▶ _WRITTEN PROBLEM_: Take every line where the string "Output" appears and copy it.
******
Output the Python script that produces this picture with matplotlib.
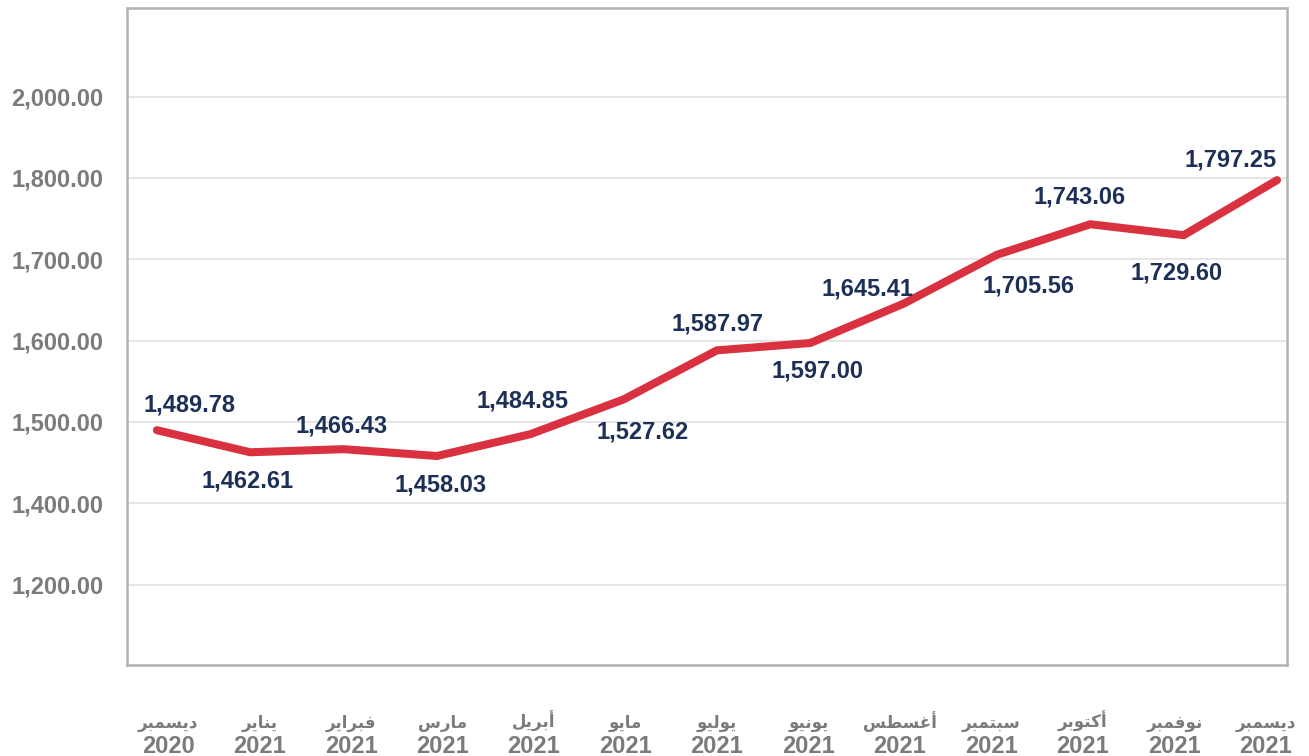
import matplotlib.pyplot as plt
from matplotlib.transforms import blended_transform_factory

# data
months_ar = ["ديسمبر", "يناير", "فبراير", "مارس", "أبريل", "مايو", "يوليو",
             "يونيو", "أغسطس", "سبتمبر", "أكتوبر", "نوفمبر", "ديسمبر"]
years = ["2020", "2021", "2021", "2021", "2021", "2021", "2021",
         "2021", "2021", "2021", "2021", "2021", "2021"]
values = [1489.78, 1462.61, 1466.43, 1458.03, 1484.85, 1527.62, 1587.97,
          1597.00, 1645.41, 1705.56, 1743.06, 1729.60, 1797.25]
ytick_vals = [1300, 1400, 1500, 1600, 1700, 1800, 1900]
ytick_labels = ["1,200.00", "1,400.00", "1,500.00", "1,600.00", "1,700.00", "1,800.00", "2,000.00"]

# label offsets in pixels (dx, dy)
offsets = [(33, 25), (-3, -29), (-2, 23), (4, -29), (-8, 33), (19, -33), (1, 26),
           (7, -28), (-36, 15), (32, -31), (-11, 27), (-7, -38), (-46, 20)]


# matplotlib has no arabic shaping, so pick presentation forms by hand
FORMS = {
    "ا": ("\uFE8D", "\uFE8E", None, None),
    "أ": ("\uFE83", "\uFE84", None, None),
    "د": ("\uFEA9", "\uFEAA", None, None),
    "ر": ("\uFEAD", "\uFEAE", None, None),
    "و": ("\uFEED", "\uFEEE", None, None),
    "ب": ("\uFE8F", "\uFE90", "\uFE91", "\uFE92"),
    "ت": ("\uFE95", "\uFE96", "\uFE97", "\uFE98"),
    "س": ("\uFEB1", "\uFEB2", "\uFEB3", "\uFEB4"),
    "ط": ("\uFEC1", "\uFEC2", "\uFEC3", "\uFEC4"),
    "غ": ("\uFECD", "\uFECE", "\uFECF", "\uFED0"),
    "ف": ("\uFED1", "\uFED2", "\uFED3", "\uFED4"),
    "ك": ("\uFED9", "\uFEDA", "\uFEDB", "\uFEDC"),
    "ل": ("\uFEDD", "\uFEDE", "\uFEDF", "\uFEE0"),
    "م": ("\uFEE1", "\uFEE2", "\uFEE3", "\uFEE4"),
    "ن": ("\uFEE5", "\uFEE6", "\uFEE7", "\uFEE8"),
    "ي": ("\uFEF1", "\uFEF2", "\uFEF3", "\uFEF4"),
}


def shape(word):
    out = []
    for i, c in enumerate(word):
        iso, fin, ini, med = FORMS[c]
        jp = i > 0 and FORMS[word[i - 1]][2] is not None
        jn = i < len(word) - 1 and ini is not None
        if jp and jn:
            out.append(med)
        elif jp:
            out.append(fin)
        elif jn:
            out.append(ini)
        else:
            out.append(iso)
    return "".join(reversed(out))


W, H = 1309, 756
fig = plt.figure(figsize=(W / 100, H / 100), dpi=100)
ax = fig.add_axes([127 / W, (H - 665) / H, (1287 - 127) / W, (665 - 8) / H])

x = list(range(len(values)))
ax.plot(x, values, color="#d9313f", lw=5.8, solid_joinstyle="miter",
        solid_capstyle="round", zorder=3)

navy = "#1c2f56"
fam = ["Liberation Sans", "DejaVu Sans"]
for xi, v, (dx, dy) in zip(x, values, offsets):
    ax.annotate(f"{v:,.2f}", (xi, v), xytext=(dx, dy), textcoords="offset pixels",
                ha="center", va="center", fontsize=17, fontweight="bold",
                color=navy, family=fam)

ax.set_xlim(-0.32, 12.107)
ax.set_ylim(1201, 2009)
ax.set_yticks(ytick_vals)
ax.set_yticklabels(ytick_labels)
ax.set_xticks(x)
ax.set_xticklabels([])

ax.grid(axis="y", color="#e3e3e3", lw=1.3)
ax.set_axisbelow(True)
for s in ax.spines.values():
    s.set_color("#b3b3b3")
    s.set_linewidth(1.8)

gray = "#7b7b7d"
ax.tick_params(axis="both", length=0, colors=gray)
ax.tick_params(axis="y", pad=17)
for lab in ax.get_yticklabels():
    lab.set_fontsize(17)
    lab.set_fontweight("bold")
    lab.set_family(fam)

# month labels: arabic name over the year, slightly squeezed toward the middle
tr = blended_transform_factory(ax.transData, fig.transFigure)
for xi, m, y in zip(x, months_ar, years):
    xl = 6 + (xi - 6) * 0.98
    ax.text(xl, 1 - 728 / H, shape(m), transform=tr, ha="center", va="baseline",
            fontsize=12, fontweight="bold", color=gray, family="DejaVu Sans")
    ax.text(xl, 1 - 753 / H, y, transform=tr, ha="center", va="baseline",
            fontsize=17, fontweight="bold", color=gray, family=fam)

fig.savefig("out.png", dpi=100)
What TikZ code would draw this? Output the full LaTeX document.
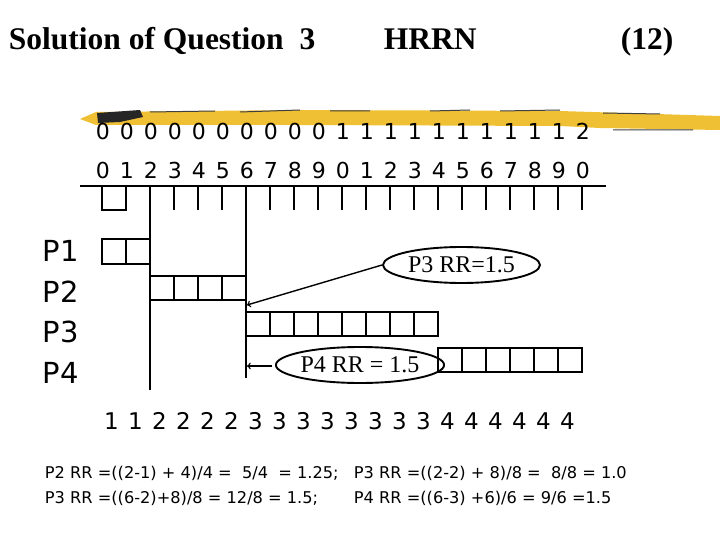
\documentclass[tikz,border=0pt]{standalone}
\usepackage{fontspec}
\setmainfont{Liberation Serif}
\setsansfont{DejaVu Sans}
\usetikzlibrary {positioning,shapes.geometric}
\definecolor{brush}{RGB}{240,192,52}
\newcommand{\dg}[1]{\makebox[24pt]{#1}}

\begin{document}
\begin{tikzpicture}[x=1pt,y=-1pt,line width=1.9pt,
  title/.style={font=\fontsize{31.5}{31.5}\selectfont\bfseries, anchor=base west, inner sep=0pt},
  digits/.style={font=\sffamily\fontsize{22}{22}\selectfont, anchor=west, inner sep=0pt},
  proc/.style={font=\sffamily\fontsize{29}{29}\selectfont, anchor=west, inner sep=0pt},
  ratio/.style={draw, ellipse, inner sep=0pt, font=\fontsize{24}{24}\selectfont},
  calc/.style={font=\sffamily\fontsize{16.2}{16.2}\selectfont, anchor=base west, inner sep=0pt}]

\useasboundingbox (0,0) rectangle (720,540);

\node[title] (H1) at (8,50) {Solution of Question\ \ 3};

\node[title] (H2) at (383,50) {HRRN};

\node[title] (H3) at (620,50) {(12)};

\fill[brush] (80,119) -- (96,112) -- (300,110) -- (560,111) -- (720,116) -- (720,130) -- (600,128) -- (560,126) -- (300,125) -- (96,125) -- cycle;

\fill[black!85] (97,113) -- (140,110) -- (143,117) -- (120,122) -- (98,123) -- cycle;

\draw[black!75, line width=1pt] (150,112) -- (215,111) (240,112) -- (300,110) (330,111) -- (370,111) (430,111) -- (470,110) (500,111) -- (560,110) (603,113) -- (660,114) (613,130) -- (693,130);

\node[digits] (T1) at (90,131) {\dg0\dg0\dg0\dg0\dg0\dg0\dg0\dg0\dg0\dg0\dg1\dg1\dg1\dg1\dg1\dg1\dg1\dg1\dg1\dg1\dg2};

\node[digits] (T2) at (90,170) {\dg0\dg1\dg2\dg3\dg4\dg5\dg6\dg7\dg8\dg9\dg0\dg1\dg2\dg3\dg4\dg5\dg6\dg7\dg8\dg9\dg0};

\draw (80,186) -- (606,186);

\draw (102,186) -- (102,210) -- (126,210) -- (126,186);

\draw (174,186) -- (174,210) (198,186) -- (198,210) (222,186) -- (222,210)
  (270,186) -- (270,210) (294,186) -- (294,210) (318,186) -- (318,210)
  (342,186) -- (342,210) (366,186) -- (366,210) (390,186) -- (390,210)
  (414,186) -- (414,210) (438,186) -- (438,210) (462,186) -- (462,210)
  (486,186) -- (486,210) (510,186) -- (510,210) (534,186) -- (534,210)
  (558,186) -- (558,210) (582,186) -- (582,210);

\draw (150,186) -- (150,390);

\draw (246,186) -- (246,378);

\node[proc] (P1) at (42,251) {P1};

\node[proc] (P2) at (42,291.5) {P2};

\node[proc] (P3) at (42,332) {P3};

\node[proc] (P4) at (42,372.5) {P4};

\draw (102,239) rectangle (150,264);
\draw (126,239) -- (126,264);

\draw (150,276) rectangle (246,300);
\draw (174,276) -- (174,300) (198,276) -- (198,300) (222,276) -- (222,300);

\draw (246,312) rectangle (438,336);
\draw (270,312) -- (270,336) (294,312) -- (294,336) (318,312) -- (318,336) (342,312) -- (342,336)
  (366,312) -- (366,336) (390,312) -- (390,336) (414,312) -- (414,336);

\draw (438,348) rectangle (582,372);
\draw (462,348) -- (462,372) (486,348) -- (486,372) (510,348) -- (510,372) (534,348) -- (534,372)
  (558,348) -- (558,372);

\node[ratio, minimum width=157pt, minimum height=36pt] (R3) at (461.5,265) {P3 RR=1.5};

\node[ratio, minimum width=144pt, minimum height=36pt] (R4) at (360,365) {P4 RR = 1.5};

\coordinate (A3) at (247,305);
\coordinate (S4) at (272,366);
\coordinate (A4) at (247,366);

\draw[->, line width=1.4pt] (R3.west) -- (A3);
\draw[->, line width=1.4pt] (S4) -- (A4);

\node[digits, font=\sffamily\fontsize{23}{23}\selectfont] (Q) at (98.5,421) {\dg1\dg1\dg2\dg2\dg2\dg2\dg3\dg3\dg3\dg3\dg3\dg3\dg3\dg3\dg4\dg4\dg4\dg4\dg4\dg4};

\node[calc] (L1a) at (44,478) {P2 RR =((2-1) + 4)/4 =\ \ 5/4\ \ = 1.25;};

\node[calc] (L1b) at (353,478) {P3 RR =((2-2) + 8)/8 =\ \ 8/8 = 1.0};

\node[calc] (L2a) at (44,503) {P3 RR =((6-2)+8)/8 = 12/8 = 1.5;};

\node[calc] (L2b) at (353,503) {P4 RR =((6-3) +6)/6 = 9/6 =1.5};
\end{tikzpicture}
\end{document}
******
▶ _COMPLETE RESPONSE_:
Output the Python script that produces this picture with matplotlib.
What TikZ code would draw this? Output the full LaTeX document.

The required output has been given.